Diante da gravidade do problema, penalistas e criminólogos entenderam como necessário o desenvolvimento de um conjunto de estratégias destinado à contenção de referidos comportamentos, incluindo a criminalização dessas ações e de seus respectivos autores, pessoas físicas e/ou jurídicas (CIRINO DOS SANTOS, 1980, p. 48-49).

E aqui o principal engano das propostas da criminologia crítica da época, justificável pela falta de experiência em relação à política criminal proposta: acreditar que a gravidade do problema justificaria a intervenção penal nas áreas acima indicadas, de forma que referida proposta consistiria em uma política criminal alternativa, que apontava na direção da superação das desigualdades produzidas e reproduzidas pelo sistema de justiça criminal tradicional.

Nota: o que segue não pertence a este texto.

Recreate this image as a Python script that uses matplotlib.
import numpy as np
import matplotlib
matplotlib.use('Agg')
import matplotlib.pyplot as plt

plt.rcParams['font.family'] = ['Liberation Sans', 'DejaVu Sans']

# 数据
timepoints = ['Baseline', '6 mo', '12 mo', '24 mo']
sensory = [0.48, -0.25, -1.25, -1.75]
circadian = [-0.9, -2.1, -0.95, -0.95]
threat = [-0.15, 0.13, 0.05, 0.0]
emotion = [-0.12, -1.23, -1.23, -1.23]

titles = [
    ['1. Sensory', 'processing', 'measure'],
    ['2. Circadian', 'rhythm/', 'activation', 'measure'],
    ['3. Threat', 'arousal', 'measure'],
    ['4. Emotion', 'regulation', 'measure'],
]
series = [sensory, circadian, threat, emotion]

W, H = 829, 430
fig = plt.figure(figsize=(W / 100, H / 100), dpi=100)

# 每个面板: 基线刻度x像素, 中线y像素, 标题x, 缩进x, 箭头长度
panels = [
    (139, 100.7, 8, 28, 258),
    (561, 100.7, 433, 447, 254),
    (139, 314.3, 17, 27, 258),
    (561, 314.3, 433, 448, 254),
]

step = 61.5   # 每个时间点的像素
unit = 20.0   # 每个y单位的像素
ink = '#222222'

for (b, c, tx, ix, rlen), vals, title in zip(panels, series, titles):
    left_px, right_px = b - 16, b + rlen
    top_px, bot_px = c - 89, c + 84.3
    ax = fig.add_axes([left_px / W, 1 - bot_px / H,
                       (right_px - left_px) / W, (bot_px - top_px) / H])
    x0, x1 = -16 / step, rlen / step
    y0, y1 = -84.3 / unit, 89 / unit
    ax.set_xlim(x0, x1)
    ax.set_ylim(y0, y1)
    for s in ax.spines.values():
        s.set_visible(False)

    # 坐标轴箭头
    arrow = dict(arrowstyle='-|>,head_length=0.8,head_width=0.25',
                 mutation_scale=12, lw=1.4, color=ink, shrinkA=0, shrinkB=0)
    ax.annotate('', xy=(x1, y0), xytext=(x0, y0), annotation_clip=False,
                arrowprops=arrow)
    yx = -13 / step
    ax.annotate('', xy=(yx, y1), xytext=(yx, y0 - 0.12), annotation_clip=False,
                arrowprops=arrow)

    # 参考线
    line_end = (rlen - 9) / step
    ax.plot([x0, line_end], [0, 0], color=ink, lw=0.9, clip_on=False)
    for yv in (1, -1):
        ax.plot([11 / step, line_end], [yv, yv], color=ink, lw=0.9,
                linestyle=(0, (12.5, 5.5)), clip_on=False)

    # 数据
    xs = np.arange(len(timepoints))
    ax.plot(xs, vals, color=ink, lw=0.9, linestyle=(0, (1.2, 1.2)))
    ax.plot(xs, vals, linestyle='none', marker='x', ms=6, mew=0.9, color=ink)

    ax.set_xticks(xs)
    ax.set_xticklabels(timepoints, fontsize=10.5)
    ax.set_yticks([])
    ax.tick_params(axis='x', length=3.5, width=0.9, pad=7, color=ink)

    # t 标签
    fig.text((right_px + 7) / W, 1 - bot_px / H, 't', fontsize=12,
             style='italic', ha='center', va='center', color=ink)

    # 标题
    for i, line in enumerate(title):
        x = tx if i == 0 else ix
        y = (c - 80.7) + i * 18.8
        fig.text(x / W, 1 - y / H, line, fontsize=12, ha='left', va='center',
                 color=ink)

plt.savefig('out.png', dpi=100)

À época, não se tinha conhecimento criminológico suficiente para que a criminalidade econômica fosse entendida a partir da “relação funcional intercorrente entre processos legais e processos ilegais de acumulação e da circulação do capital e entre esses processos e a esfera política” (BARATTA, 1978, p. 14-15), de forma que o projeto de criminalização das formas ilegais de acumulação e circulação do capital fosse percebido como um instrumento de proteção e fortalecimento da violência institucional, e não como um instrumento de proteção de direitos humanos.

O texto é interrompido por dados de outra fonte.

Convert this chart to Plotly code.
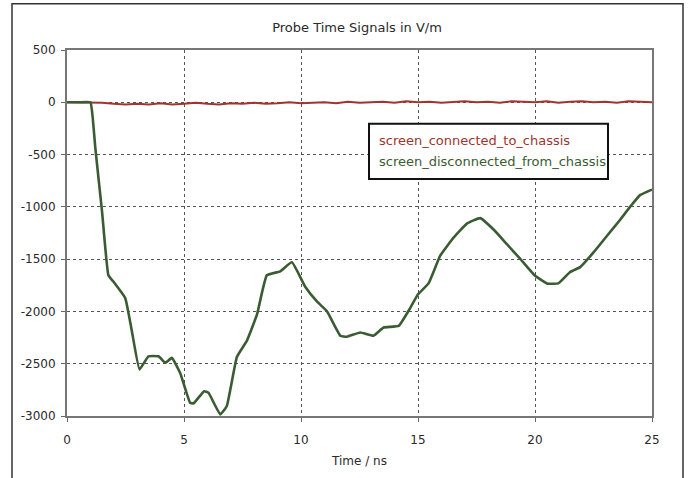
import plotly.graph_objects as go

# Data
green_t = [0.0, 0.5, 1.0, 1.1, 1.21, 1.5, 1.77, 1.99, 2.49, 2.77, 3.10, 3.48, 3.91, 4.20, 4.48,
           4.84, 5.26, 5.41, 5.86, 6.05, 6.55, 6.83, 7.26, 7.69, 8.12, 8.54, 9.11, 9.61,
           10.18, 10.68, 11.11, 11.68, 11.96, 12.53, 13.10, 13.53, 14.17, 14.67, 14.98,
           15.45, 15.95, 16.52, 17.09, 17.66, 18.23, 18.80, 19.37, 19.98, 20.51, 21.00,
           21.50, 21.93, 22.50, 23.07, 23.64, 24.07, 24.49, 24.92, 25.0]
green_v = [0, 0, 0, -150, -436, -1050, -1654, -1717, -1873, -2186, -2554, -2429, -2429, -2491, -2444,
           -2591, -2873, -2879, -2763, -2779, -2985, -2904, -2435, -2279, -2029, -1654, -1617, -1530,
           -1764, -1905, -1998, -2232, -2242, -2201, -2232, -2154, -2139, -1966, -1842,
           -1732, -1467, -1295, -1160, -1108, -1217, -1357, -1498, -1654, -1732, -1732,
           -1623, -1576, -1436, -1279, -1123, -998, -888, -842, -835]

red_t = [0.0, 0.5, 1.0, 1.5, 2.0, 2.5, 3.0, 3.5, 4.0, 4.5, 5.0, 5.5, 6.0, 6.5, 7.0, 7.5, 8.0,
         8.5, 9.0, 9.5, 10.0, 10.5, 11.0, 11.5, 12.0, 12.5, 13.0, 13.5, 14.0, 14.5, 15.0,
         15.5, 16.0, 16.5, 17.0, 17.5, 18.0, 18.5, 19.0, 19.5, 20.0, 20.5, 21.0, 21.5, 22.0,
         22.5, 23.0, 23.5, 24.0, 24.5, 25.0]
red_v = [0, 0, 0, -5, -15, -20, -15, -20, -10, -20, -15, -5, -15, -20, -10, -15, -5,
         -15, -10, 0, -10, -5, 0, -10, 5, -5, 0, 5, -5, 10, 0,
         5, -5, 5, 10, 0, 5, -5, 10, 5, 0, 10, -5, 5, 10,
         0, 5, -5, 10, 5, 0]

series_names = ["screen_connected_to_chassis", "screen_disconnected_from_chassis"]
x_ticks = [0, 5, 10, 15, 20, 25]
x_tick_text = ["0", "5", "10", "15", "20", "25"]
y_ticks = [500, 0, -500, -1000, -1500, -2000, -2500, -3000]
y_tick_text = ["500", "0", "-500", "-1000", "-1500", "-2000", "-2500", "-3000"]

RED = "#a0342e"
GREEN = "#3a5c32"
TXT = "#2a2a2a"
FONT = "DejaVu Sans"

fig = go.Figure()
fig.add_trace(go.Scatter(x=red_t, y=red_v, mode="lines", name=series_names[0],
                         line=dict(color=RED, width=2)))
fig.add_trace(go.Scatter(x=green_t, y=green_v, mode="lines", name=series_names[1],
                         line=dict(color=GREEN, width=2.6, shape="spline", smoothing=0.35)))

L, T, R, B = 67, 50, 38, 56
W, H = 690, 478
pw = W - L - R
ph = H - T - B


def px_x(p):
    return (p - L) / pw


def px_y(p):
    return (H - B - p) / ph


fig.update_layout(
    width=W, height=H,
    margin=dict(l=L, r=R, t=T, b=B),
    paper_bgcolor="white", plot_bgcolor="white",
    showlegend=False,
    font=dict(family=FONT, size=12, color=TXT),
    title=dict(text="Probe Time Signals in V/m", x=357 / W, xanchor="center",
               y=1 - 27 / H, yanchor="middle", font=dict(family=FONT, size=13, color=TXT)),
    xaxis=dict(range=[0, 25], tickvals=x_ticks, ticktext=x_tick_text, ticks="outside",
               ticklen=4, tickcolor="#666", ticklabelstandoff=8,
               showline=True, linecolor="#777777", linewidth=2, mirror=True,
               showgrid=True, gridcolor="#555555", griddash="dot", gridwidth=1,
               zeroline=False, title=dict(text="Time / ns", standoff=10,
                                          font=dict(family=FONT, size=12, color=TXT))),
    yaxis=dict(range=[-3000, 500], tickvals=y_ticks, ticktext=y_tick_text, ticks="outside",
               ticklen=4, tickcolor="#666", ticklabelstandoff=3,
               showline=True, linecolor="#777777", linewidth=2, mirror=True,
               showgrid=True, gridcolor="#555555", griddash="dot", gridwidth=1,
               zeroline=False),
)

# outer frame of the picture
fig.add_shape(type="rect", xref="paper", yref="paper",
              x0=px_x(12), x1=px_x(683), y0=px_y(490), y1=px_y(3),
              line=dict(color="#333333", width=1.5), fillcolor="rgba(0,0,0,0)", layer="above")

# legend box
fig.add_shape(type="rect", xref="paper", yref="paper",
              x0=px_x(369), x1=px_x(608), y0=px_y(181), y1=px_y(125),
              line=dict(color="#111111", width=2), fillcolor="white", layer="above")
fig.add_annotation(xref="paper", yref="paper", x=px_x(377), y=px_y(142),
                   xanchor="left", yanchor="middle", showarrow=False,
                   text=series_names[0], font=dict(family=FONT, size=13, color=RED))
fig.add_annotation(xref="paper", yref="paper", x=px_x(377), y=px_y(163),
                   xanchor="left", yanchor="middle", showarrow=False,
                   text=series_names[1], font=dict(family=FONT, size=13, color=GREEN))

fig.write_html("out.html")
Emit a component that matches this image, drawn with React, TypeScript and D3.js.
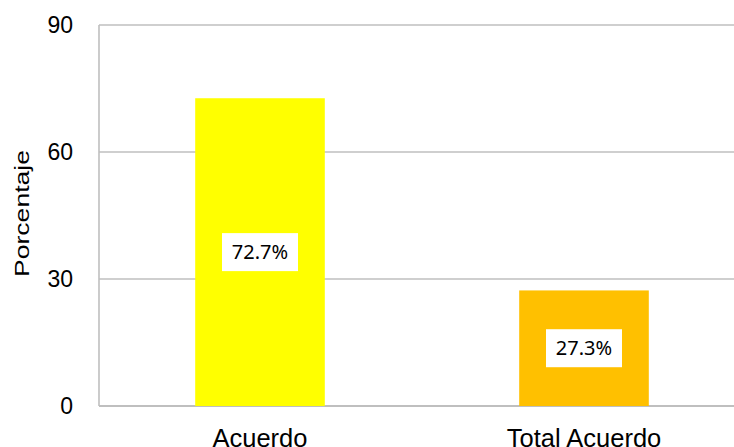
import { select, scaleBand, scaleLinear } from "d3";
import { useRef, useEffect } from "react";

const categories = ["Acuerdo", "Total Acuerdo"];
const values = [72.7, 27.3];
const barColors = ["#FFFF00", "#FFC000"];
const yTicks = [0, 30, 60, 90];
const yLabel = "Porcentaje";

const W = 734;
const H = 447;

const App = () => {
  const svgRef = useRef<SVGSVGElement>(null);

  useEffect(() => {
    const svg = select(svgRef.current);
    svg.selectAll("*").remove();

    // plot runs a bit past the right edge of the picture
    const xScale = scaleBand<string>()
      .domain(categories)
      .range([98, 746])
      .paddingInner(0.6)
      .paddingOuter(0.3);

    const yScale = scaleLinear().domain([0, 90]).range([406, 25]);

    // gridlines
    svg
      .selectAll(".grid")
      .data(yTicks)
      .join("line")
      .attr("class", "grid")
      .attr("x1", 99)
      .attr("x2", W)
      .attr("y1", (d) => yScale(d))
      .attr("y2", (d) => yScale(d))
      .attr("stroke", "#bfbfbf")
      .attr("stroke-width", (d) => (d === 0 ? 2 : 1.4));

    // left axis line
    svg
      .append("line")
      .attr("x1", 99)
      .attr("x2", 99)
      .attr("y1", yScale(90))
      .attr("y2", yScale(0))
      .attr("stroke", "#bfbfbf")
      .attr("stroke-width", 1.6);

    // tick labels
    svg
      .selectAll(".ytick")
      .data(yTicks)
      .join("text")
      .attr("class", "ytick")
      .attr("x", 73)
      .attr("y", (d) => yScale(d))
      .attr("dy", "0.36em")
      .attr("text-anchor", "end")
      .attr("font-family", "'Liberation Sans', Arial, sans-serif")
      .attr("font-size", 23)
      .attr("fill", "#000")
      .text((d) => d);

    // axis title
    svg
      .append("text")
      .attr("transform", `translate(29, 213.5) rotate(-90)`)
      .attr("text-anchor", "middle")
      .attr("font-family", "'Liberation Sans', Arial, sans-serif")
      .attr("font-size", 21)
      .attr("textLength", 127)
      .attr("lengthAdjust", "spacingAndGlyphs")
      .attr("fill", "#000")
      .text(yLabel);

    // bars
    svg
      .selectAll(".bar")
      .data(values)
      .join("rect")
      .attr("class", "bar")
      .attr("x", (d, i) => xScale(categories[i]) as number)
      .attr("width", xScale.bandwidth())
      .attr("y", (d) => yScale(d))
      .attr("height", (d) => yScale(0) - yScale(d))
      .attr("fill", (d, i) => barColors[i]);

    // value label boxes
    const labels = svg
      .selectAll(".lbl")
      .data(values)
      .join("g")
      .attr("class", "lbl")
      .attr(
        "transform",
        (d, i) =>
          `translate(${(xScale(categories[i]) as number) + xScale.bandwidth() / 2}, ${
            (yScale(d) + yScale(0)) / 2
          })`
      );

    labels
      .append("rect")
      .attr("x", -38)
      .attr("y", -19)
      .attr("width", 76)
      .attr("height", 38)
      .attr("fill", "#fff");

    labels
      .append("text")
      .attr("text-anchor", "middle")
      .attr("dy", "0.36em")
      .attr("font-family", "'Noto Sans', sans-serif")
      .attr("font-size", 20)
      .attr("fill", "#000")
      .text((d) => `${d.toFixed(1)}%`);

    // category labels
    svg
      .selectAll(".xlab")
      .data(categories)
      .join("text")
      .attr("class", "xlab")
      .attr("x", (d) => (xScale(d) as number) + xScale.bandwidth() / 2)
      .attr("y", 447)
      .attr("text-anchor", "middle")
      .attr("font-family", "'Liberation Sans', Arial, sans-serif")
      .attr("font-size", 25.5)
      .attr("fill", "#000")
      .text((d) => d);
  }, []);

  return (
    <svg
      ref={svgRef}
      width={W}
      height={H}
      style={{ position: "absolute", left: 0, top: 0, background: "#fff" }}
    />
  );
};

export default App;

Dessa forma, uma política criminal destinada à tutela de direitos humanos deve: a) ter como premissa a consciência da total falta de adequação do direito penal como instrumento de proteção de interesses sociais, b) reconhecer que o direito, como forma legal da organização capitalista, jamais poderá ser utilizados como instrumento de superação dessa forma de organização social, de modo que a utilização do direito penal, em qualquer âmbito, apenas reproduz e fortalece as contradições que caracterizam a sociedade capitalista, e c) diante da existência do direito penal como forma de controle social no capitalismo, deve-se colocar o ser humano (e não a organização social capitalista) no centro da ordem jurídica, e apenas utilizar o direito e, em especial, o direito penal como instrumento de limitação ao poder punitivo estatal, e não como um instrumento capaz de promover a tutela de direitos humanos.

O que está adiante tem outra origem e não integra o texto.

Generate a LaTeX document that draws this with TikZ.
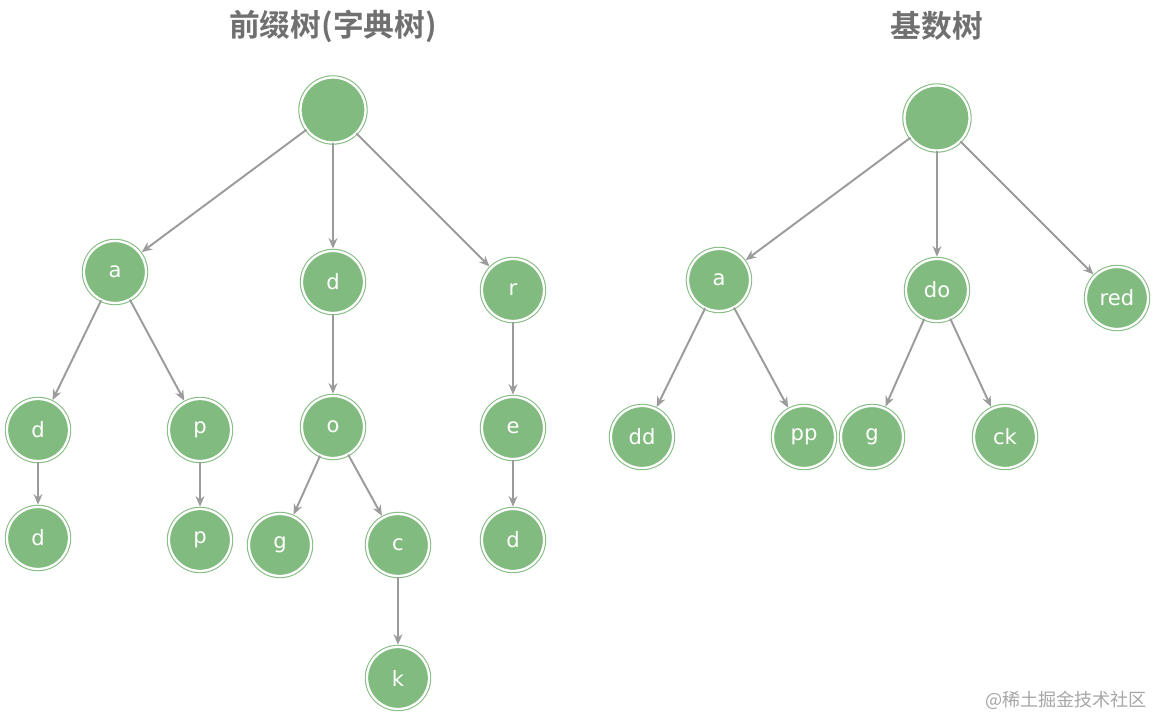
\documentclass[tikz,border=0pt]{standalone}
\usepackage{fontspec}
\setmainfont{DejaVu Sans}
\newfontfamily\cjk{Noto Sans CJK SC}
\newfontfamily\cjkbold{Noto Sans CJK SC Bold}
\usetikzlibrary{arrows.meta, positioning}
\definecolor{nodegreen}{RGB}{130,187,127}
\definecolor{edgegray}{RGB}{155,155,155}
\definecolor{titlegray}{RGB}{112,112,112}

\begin{document}
\begin{tikzpicture}[
 treenode/.style={circle,fill=nodegreen,draw=nodegreen,line width=0.6pt,
   double=white,double distance=1.3pt,
   minimum size=1.24cm,inner sep=0pt,
   text=white,font=\fontsize{12}{14}\selectfont},
 rootnode/.style={treenode,minimum size=1.3cm},
 edge/.style={-{Stealth[length=6pt,width=5pt]},edgegray,line width=1.1pt,
   shorten >=1pt},
 title/.style={text=titlegray,font=\cjkbold\fontsize{17.5}{20}\selectfont}]
 \useasboundingbox (0,0) rectangle (23.08,-14.36);
 % titles
 \node[title] (ltitle) at (6.66,-0.52) {前缀树(字典树)};
 \node[title] (rtitle) at (18.74,-0.52) {基数树};
 % prefix tree
 \node[rootnode] (lroot) at (6.66,-2.2) {};
 \node[treenode] (la) at (2.3,-5.44) {a};
 \node[treenode] (ld) at (6.66,-5.64) {d};
 \node[treenode] (lr) at (10.26,-5.8) {r};
 \node[treenode] (lad) at (0.76,-8.6) {d};
 \node[treenode] (lap) at (4.0,-8.6) {p};
 \node[treenode] (lo) at (6.66,-8.54) {o};
 \node[treenode] (lre) at (10.26,-8.56) {e};
 \node[treenode] (ladd) at (0.76,-10.76) {d};
 \node[treenode] (lapp) at (4.0,-10.8) {p};
 \node[treenode] (log) at (5.6,-10.9) {g};
 \node[treenode] (loc) at (7.96,-10.9) {c};
 \node[treenode] (lred) at (10.26,-10.8) {d};
 \node[treenode] (lock) at (7.96,-13.56) {k};
 % radix tree
 \node[rootnode] (rroot) at (18.74,-2.36) {};
 \node[treenode] (ra) at (14.38,-5.6) {a};
 \node[treenode] (rdo) at (18.74,-5.8) {do};
 \node[treenode] (rred) at (22.34,-5.96) {red};
 \node[treenode] (radd) at (12.84,-8.74) {dd};
 \node[treenode] (rapp) at (16.08,-8.74) {pp};
 \node[treenode] (rdog) at (17.44,-8.74) {g};
 \node[treenode] (rdock) at (20.1,-8.74) {ck};
 \node[text=black!35,font=\cjk\fontsize{10.3}{12}\selectfont] (mark)
   at (21.32,-14.0) {@稀土掘金技术社区};
 % edges
 \draw[edge] (lroot) -- (la);
 \draw[edge] (lroot) -- (ld);
 \draw[edge] (lroot) -- (lr);
 \draw[edge] (la) -- (lad);
 \draw[edge] (la) -- (lap);
 \draw[edge] (lad) -- (ladd);
 \draw[edge] (lap) -- (lapp);
 \draw[edge] (ld) -- (lo);
 \draw[edge] (lo) -- (log);
 \draw[edge] (lo) -- (loc);
 \draw[edge] (loc) -- (lock);
 \draw[edge] (lr) -- (lre);
 \draw[edge] (lre) -- (lred);
 \draw[edge] (rroot) -- (ra);
 \draw[edge] (rroot) -- (rdo);
 \draw[edge] (rroot) -- (rred);
 \draw[edge] (ra) -- (radd);
 \draw[edge] (ra) -- (rapp);
 \draw[edge] (rdo) -- (rdog);
 \draw[edge] (rdo) -- (rdock);
\end{tikzpicture}
\end{document}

Nesse quadro, como o direito penal é instrumento inadequado a proteger a sociedade de qualquer tipo de violência (individual ou institucional), tutelar direitos humanos consiste única e exclusivamente em evitar os danos sociais decorrentes da violência institucional produzida pelo direito penal. Proteger o ser humano e suas necessidades e, por consequência, os verdadeiros direitos humanos significa abolir o direito do capital e, em especial, o direito penal que o protege.


REFERÊNCIAS

BARATTA, Alessandro. Criminologia crítica e política penal alternativa. Revista de Direito Penal. n. 23, Rio de Janeiro: Forense, 1978.

CIRINO DOS SANTOS, Juarez. As raízes do crime. Um estudo sobre as estruturas e as instituições da violência. Rio de Janeiro: Forense, 1984.

CIRINO DOS SANTOS, Juarez. Violência estrutural. Revista de Direito Penal. n. 28, Rio de Janeiro: Forense, 1980.